Raw records →
————————
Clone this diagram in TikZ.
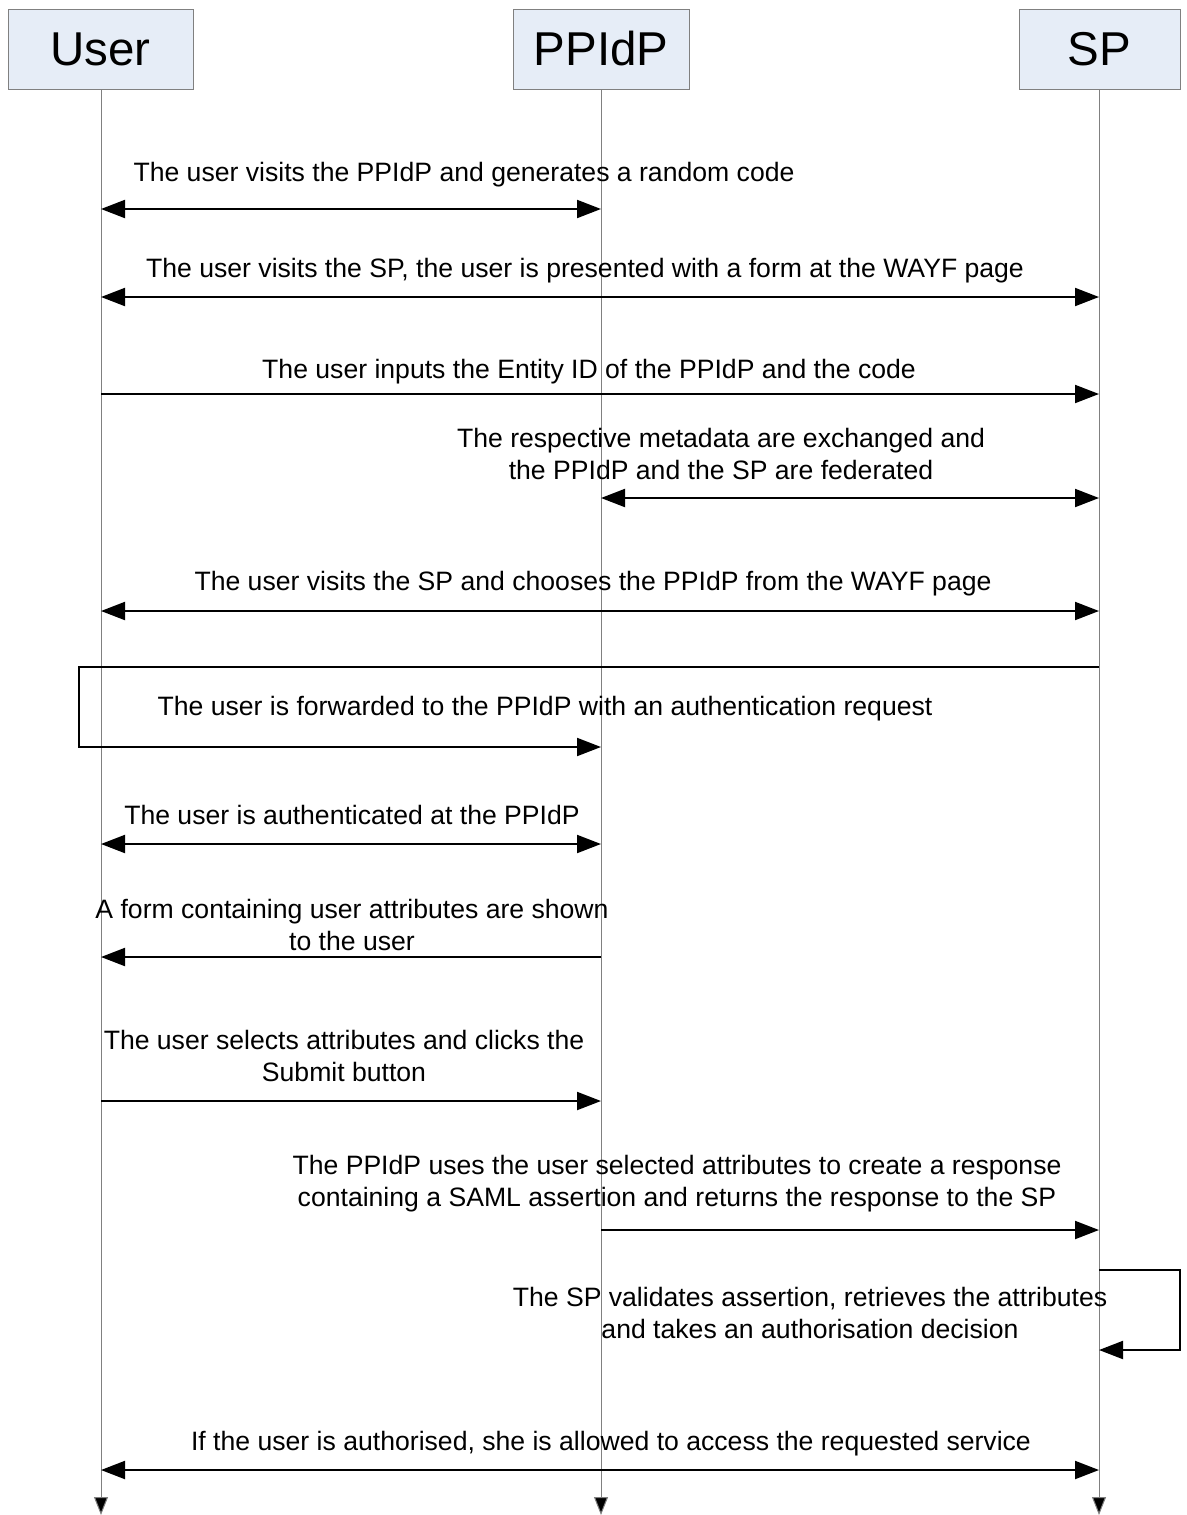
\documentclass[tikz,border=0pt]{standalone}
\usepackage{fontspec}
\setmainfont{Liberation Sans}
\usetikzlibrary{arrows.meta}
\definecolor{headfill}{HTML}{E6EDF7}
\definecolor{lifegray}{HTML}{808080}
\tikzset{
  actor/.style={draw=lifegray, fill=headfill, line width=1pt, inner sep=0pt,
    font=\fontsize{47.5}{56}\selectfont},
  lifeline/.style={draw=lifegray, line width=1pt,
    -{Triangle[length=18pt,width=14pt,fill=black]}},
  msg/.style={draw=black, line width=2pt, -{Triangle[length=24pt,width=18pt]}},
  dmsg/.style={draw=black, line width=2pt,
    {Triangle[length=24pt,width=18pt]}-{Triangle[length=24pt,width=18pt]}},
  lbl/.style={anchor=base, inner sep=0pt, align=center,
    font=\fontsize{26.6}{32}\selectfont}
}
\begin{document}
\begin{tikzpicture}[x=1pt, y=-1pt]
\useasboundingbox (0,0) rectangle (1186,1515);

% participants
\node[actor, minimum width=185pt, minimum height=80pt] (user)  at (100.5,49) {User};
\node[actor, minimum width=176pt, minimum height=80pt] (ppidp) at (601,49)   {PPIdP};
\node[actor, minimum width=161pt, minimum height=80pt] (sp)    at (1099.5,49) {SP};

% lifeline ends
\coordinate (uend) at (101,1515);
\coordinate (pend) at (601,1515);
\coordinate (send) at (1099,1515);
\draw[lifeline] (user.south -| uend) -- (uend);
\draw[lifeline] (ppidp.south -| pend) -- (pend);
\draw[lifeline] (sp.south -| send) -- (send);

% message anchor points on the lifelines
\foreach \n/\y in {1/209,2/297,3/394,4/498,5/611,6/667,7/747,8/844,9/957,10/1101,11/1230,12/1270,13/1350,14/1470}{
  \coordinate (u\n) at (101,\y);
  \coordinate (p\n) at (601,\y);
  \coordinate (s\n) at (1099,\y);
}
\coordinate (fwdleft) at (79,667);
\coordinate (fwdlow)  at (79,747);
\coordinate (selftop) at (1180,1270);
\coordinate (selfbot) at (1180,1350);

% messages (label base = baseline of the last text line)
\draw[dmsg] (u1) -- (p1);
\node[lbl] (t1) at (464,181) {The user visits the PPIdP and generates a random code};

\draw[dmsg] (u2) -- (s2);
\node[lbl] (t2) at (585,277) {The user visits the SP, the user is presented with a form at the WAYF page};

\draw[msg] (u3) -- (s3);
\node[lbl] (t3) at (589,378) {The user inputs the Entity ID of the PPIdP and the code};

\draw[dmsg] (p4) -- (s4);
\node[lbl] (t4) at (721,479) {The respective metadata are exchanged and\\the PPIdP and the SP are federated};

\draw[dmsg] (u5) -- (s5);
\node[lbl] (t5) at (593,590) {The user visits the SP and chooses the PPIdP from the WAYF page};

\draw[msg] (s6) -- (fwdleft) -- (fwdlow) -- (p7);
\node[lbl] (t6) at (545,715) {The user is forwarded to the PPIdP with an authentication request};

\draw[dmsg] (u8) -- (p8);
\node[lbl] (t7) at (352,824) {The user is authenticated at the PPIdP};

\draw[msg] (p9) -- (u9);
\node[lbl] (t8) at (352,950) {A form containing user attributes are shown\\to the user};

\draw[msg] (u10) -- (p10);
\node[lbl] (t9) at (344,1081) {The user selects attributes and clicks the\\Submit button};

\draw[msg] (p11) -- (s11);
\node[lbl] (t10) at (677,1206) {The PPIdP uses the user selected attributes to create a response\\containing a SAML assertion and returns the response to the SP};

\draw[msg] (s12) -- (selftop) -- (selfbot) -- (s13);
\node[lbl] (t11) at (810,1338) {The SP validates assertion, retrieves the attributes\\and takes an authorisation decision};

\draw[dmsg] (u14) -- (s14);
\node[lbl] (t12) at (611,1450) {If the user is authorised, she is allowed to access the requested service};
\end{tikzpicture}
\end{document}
————————
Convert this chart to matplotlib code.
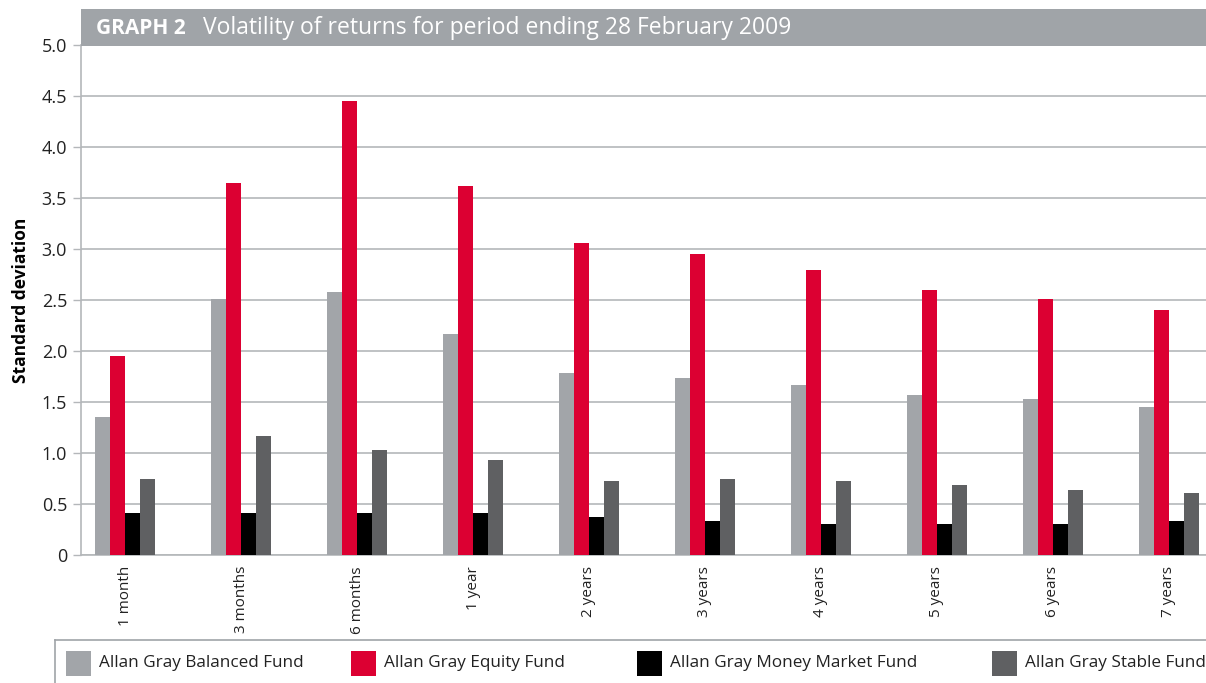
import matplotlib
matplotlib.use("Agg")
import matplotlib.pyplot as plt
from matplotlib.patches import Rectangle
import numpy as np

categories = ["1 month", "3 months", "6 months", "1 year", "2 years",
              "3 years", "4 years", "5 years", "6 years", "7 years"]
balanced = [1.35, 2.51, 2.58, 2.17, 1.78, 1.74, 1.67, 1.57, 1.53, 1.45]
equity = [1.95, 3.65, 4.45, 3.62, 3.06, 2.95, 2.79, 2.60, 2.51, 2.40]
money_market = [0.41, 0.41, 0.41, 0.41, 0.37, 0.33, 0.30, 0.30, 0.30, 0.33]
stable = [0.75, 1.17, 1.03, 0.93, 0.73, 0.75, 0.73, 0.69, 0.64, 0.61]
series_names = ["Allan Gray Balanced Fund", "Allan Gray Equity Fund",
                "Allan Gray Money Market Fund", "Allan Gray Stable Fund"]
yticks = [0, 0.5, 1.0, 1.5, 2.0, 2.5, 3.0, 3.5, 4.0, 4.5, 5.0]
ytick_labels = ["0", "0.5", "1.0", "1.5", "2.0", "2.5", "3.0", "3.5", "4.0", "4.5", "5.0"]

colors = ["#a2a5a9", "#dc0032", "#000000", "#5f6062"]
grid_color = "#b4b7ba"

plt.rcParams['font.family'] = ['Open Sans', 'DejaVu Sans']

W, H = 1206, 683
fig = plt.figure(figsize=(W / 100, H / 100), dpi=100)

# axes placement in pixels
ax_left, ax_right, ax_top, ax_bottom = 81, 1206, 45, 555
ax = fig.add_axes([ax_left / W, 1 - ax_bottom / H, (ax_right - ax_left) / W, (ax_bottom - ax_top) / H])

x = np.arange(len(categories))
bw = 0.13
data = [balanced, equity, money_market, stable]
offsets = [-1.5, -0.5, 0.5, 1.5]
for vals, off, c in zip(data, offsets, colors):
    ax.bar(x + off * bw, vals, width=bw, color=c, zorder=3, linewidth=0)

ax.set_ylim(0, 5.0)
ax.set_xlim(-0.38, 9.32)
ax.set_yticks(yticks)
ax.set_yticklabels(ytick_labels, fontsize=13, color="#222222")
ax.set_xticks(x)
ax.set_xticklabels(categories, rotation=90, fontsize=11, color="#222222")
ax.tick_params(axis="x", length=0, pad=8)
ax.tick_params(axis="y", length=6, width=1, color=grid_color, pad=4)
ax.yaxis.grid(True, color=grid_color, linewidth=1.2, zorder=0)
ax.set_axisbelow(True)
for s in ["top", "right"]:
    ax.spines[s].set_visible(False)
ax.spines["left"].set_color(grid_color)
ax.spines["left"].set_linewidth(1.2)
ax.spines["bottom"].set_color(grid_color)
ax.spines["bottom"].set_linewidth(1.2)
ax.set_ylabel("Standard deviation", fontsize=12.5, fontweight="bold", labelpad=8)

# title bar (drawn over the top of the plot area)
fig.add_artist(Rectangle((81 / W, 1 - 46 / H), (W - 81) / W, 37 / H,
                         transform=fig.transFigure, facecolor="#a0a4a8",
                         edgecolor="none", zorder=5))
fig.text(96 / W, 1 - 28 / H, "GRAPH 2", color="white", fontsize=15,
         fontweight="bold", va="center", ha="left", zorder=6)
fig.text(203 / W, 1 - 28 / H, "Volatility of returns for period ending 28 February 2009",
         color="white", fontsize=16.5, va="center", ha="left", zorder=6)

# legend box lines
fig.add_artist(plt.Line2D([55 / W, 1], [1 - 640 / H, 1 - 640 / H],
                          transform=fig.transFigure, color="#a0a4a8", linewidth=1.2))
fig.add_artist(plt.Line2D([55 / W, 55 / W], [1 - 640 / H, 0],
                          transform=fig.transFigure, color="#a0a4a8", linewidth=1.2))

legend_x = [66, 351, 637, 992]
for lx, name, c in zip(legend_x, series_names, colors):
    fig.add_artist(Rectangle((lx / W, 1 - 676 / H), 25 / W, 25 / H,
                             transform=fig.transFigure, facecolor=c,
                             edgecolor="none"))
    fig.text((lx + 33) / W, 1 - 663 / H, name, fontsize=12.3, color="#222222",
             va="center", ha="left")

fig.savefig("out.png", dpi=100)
————————
To do →
Copy out the listing above from the line containing "Convert this chart to matplotlib code." to the line containing "ax.bar(x + off", both included, exactly as written and minus the images.

Reply to the exercise →
Convert this chart to matplotlib code.
import matplotlib
matplotlib.use("Agg")
import matplotlib.pyplot as plt
from matplotlib.patches import Rectangle
import numpy as np

categories = ["1 month", "3 months", "6 months", "1 year", "2 years",
              "3 years", "4 years", "5 years", "6 years", "7 years"]
balanced = [1.35, 2.51, 2.58, 2.17, 1.78, 1.74, 1.67, 1.57, 1.53, 1.45]
equity = [1.95, 3.65, 4.45, 3.62, 3.06, 2.95, 2.79, 2.60, 2.51, 2.40]
money_market = [0.41, 0.41, 0.41, 0.41, 0.37, 0.33, 0.30, 0.30, 0.30, 0.33]
stable = [0.75, 1.17, 1.03, 0.93, 0.73, 0.75, 0.73, 0.69, 0.64, 0.61]
series_names = ["Allan Gray Balanced Fund", "Allan Gray Equity Fund",
                "Allan Gray Money Market Fund", "Allan Gray Stable Fund"]
yticks = [0, 0.5, 1.0, 1.5, 2.0, 2.5, 3.0, 3.5, 4.0, 4.5, 5.0]
ytick_labels = ["0", "0.5", "1.0", "1.5", "2.0", "2.5", "3.0", "3.5", "4.0", "4.5", "5.0"]

colors = ["#a2a5a9", "#dc0032", "#000000", "#5f6062"]
grid_color = "#b4b7ba"

plt.rcParams['font.family'] = ['Open Sans', 'DejaVu Sans']

W, H = 1206, 683
fig = plt.figure(figsize=(W / 100, H / 100), dpi=100)

# axes placement in pixels
ax_left, ax_right, ax_top, ax_bottom = 81, 1206, 45, 555
ax = fig.add_axes([ax_left / W, 1 - ax_bottom / H, (ax_right - ax_left) / W, (ax_bottom - ax_top) / H])

x = np.arange(len(categories))
bw = 0.13
data = [balanced, equity, money_market, stable]
offsets = [-1.5, -0.5, 0.5, 1.5]
for vals, off, c in zip(data, offsets, colors):
    ax.bar(x + off * bw, vals, width=bw, color=c, zorder=3, linewidth=0)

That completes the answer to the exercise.